Four-year-olds would seem a pretty tough crowd to hate. They toddle around, smile a lot, have generally mastered the mystery of the toilet and get wildly excited at the prospect of learning about the world around them.
And yet, as we struggle to protect a teetering Social Security system, they’re the ones taking it in the short pants.
These little people are the ones who will hit age 69 in 2075, the proposed year for America to raise the eligibility age for future Social Security benefits.
Of course, it’s not that simple. And asking today’s 4 year olds to work longer won’t fix all that ails the system.
Without change, Social Security is projected to be broke by 2037. That’s only 27 years away.
Yet even the distant idea of hiking the retirement age to 69 — proposed by President Barack Obama’s bipartisan deficit commission — was called unacceptable by Democratic U.S. Rep. Nancy Pelosi, among many others.
And at first blush, it does seem a bit hard on our preschoolers. They’re being asked to work longer than we will before retirement age. They don’t, after all, have a very good lobby. Still, that’s not really the bad news.
The bad news is that the math doesn’t really work on any level any more. This should not be a surprise, but in Washington, it seems to be.
We’ve all heard the analogy of the pig in a python, the fact that the baby boomers represent more people than their parents’ generation, outnumber their own children and far outnumber their 4-year-old grandchildren. Social Security was a product of President Franklin D. Roosevelt’s New Deal plan to protect workers in the latter stages of life, after retirement. It was set up to benefit those past the retirement age of 65. Despite that, the average age at which workers officially retired was about 68.
Since then, we’ve pushed the retirement age down a bit, allowing early retirement with reduced Social Security benefits at 62. Many Americans now retire at 63 and 64. Folks draw benefits earlier. It doesn’t take an economist to see that expense might be a worrisome issue.
Here’s the rest: We’re living longer. Quite a bit longer.
Now, while that’s good news in a general we’re-not-going-to-die-as-early sense, it’s horrible for an overburdened retirement fund.
In 1940, retiring workers collected benefits for an average of 14 years. Today, that number is up to about 22 years. When today’s 4 year olds retire, retirees would collect Social Security for almost 26 years. In other words, an already beleaguered Social Security system falls farther behind demand.
Eugene Steuerle, a research fellow at The Urban Institute, has some ideas on converting this bad news to, well, less bad news. Few, however, want to hear them.
If, for instance, we were going to draw benefits for as long today as we did when the system was young and healthy, we shouldn’t retire until age 75. As for those 4-year-olds we worry about, their retirement age should bump up to 80.
And while that is not going to be a popular position with anyone in politics or nearing a golden watch, Steuerle suggests a rather immediate boost in the early retirement age would do a lot of financial good, more than we would like to think.

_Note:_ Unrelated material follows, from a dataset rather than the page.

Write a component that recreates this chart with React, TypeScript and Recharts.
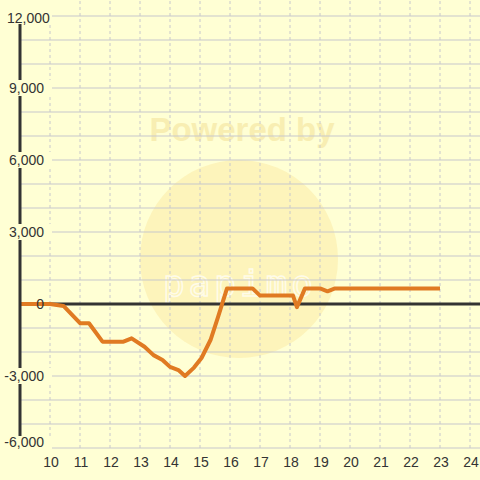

Instead of creating 62-year-old retirees, push back access to the early Social Security benefits by one year to age 63. More people (at least those still-employed individuals) would put more money into the economy, save a bit more on their own and take a bit less out.
Why should we do this? As Steuerle points out, at this moment, one-third of the adult population is retired, and they will live one-third of their lives as retirees. The way the system was set up, workers support retirees. Payments once exceeded payouts by 10 percent, but no more.
The system was never intended to carry this level of burden. Change is needed, and it will be uncomfortable. It won’t be politically easy.
The time, however, for inaction has passed.
Either that or we have to all agree that we really hate 4 year olds.